そういうことを経て、その上でストッパーを取り除くことができれば、自然体でいい奴になっているわけで、どんどん自分を解放してさらけ出し、欲望の赴くままに生きれば生きるほどに、それが結果として周囲のためにもなるという構造が出来上がるわけです。

十牛図で言うところの第十の図、マズローの欲求五段階説で言えば自己実現の欲求の赴くままに生きるということになるのです。

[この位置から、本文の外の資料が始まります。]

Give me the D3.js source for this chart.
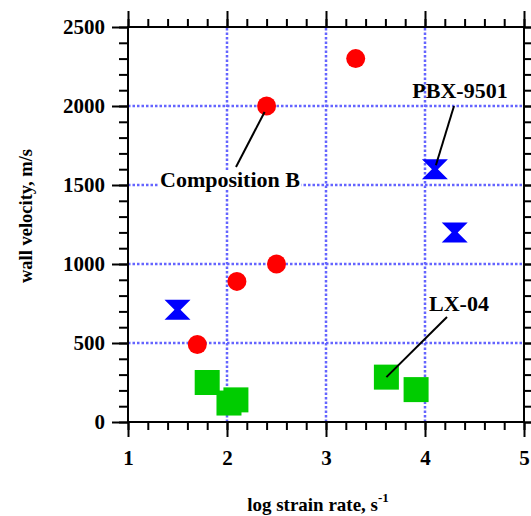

といっても、ここまで極端な話しは理想論で雲の上の話。だからこそ、一時的にでもいいので私たちは瞑想の中で聞く耳を持ち、思いやりの心を持ち、その上でストッパーを取りはずし、一時的に自己を解放してハッピーになっていくというわけなのです。

そしてこれを繰り返すことで、少しずつ本当にそこへ近づいていける。 といいなあ。。。


と、ここまで書いておいて何ですが、実はドラッグやお酒などを利用する瞑想もあります。お酒なんかを使い、インスタントな方法で自己を解放する感覚をつかんでおきつつ、内面的な方向付けを導師(グル)と呼ばれる人が担う方法です。

このやり方は、密教(タントラ)と呼ばれ、師弟の強烈な信頼関係があってのみ成り立つもので、また必ずしも酒を使うなんて誤解もされませんように。そういった枠組みの中では、酒などが有効な手段にもなりうるという意味でご紹介しただけですので。


いずれにしても、酒が持つ効果や瞑想が目指す境地などを、一つひとつかいつまんで見てきますと、うまく付き合えばお酒もいいのかなという感じがしますね。


敵を知り、己を知れば、百戦危うからず。


何ごともいい付き合いをしていければいいですね。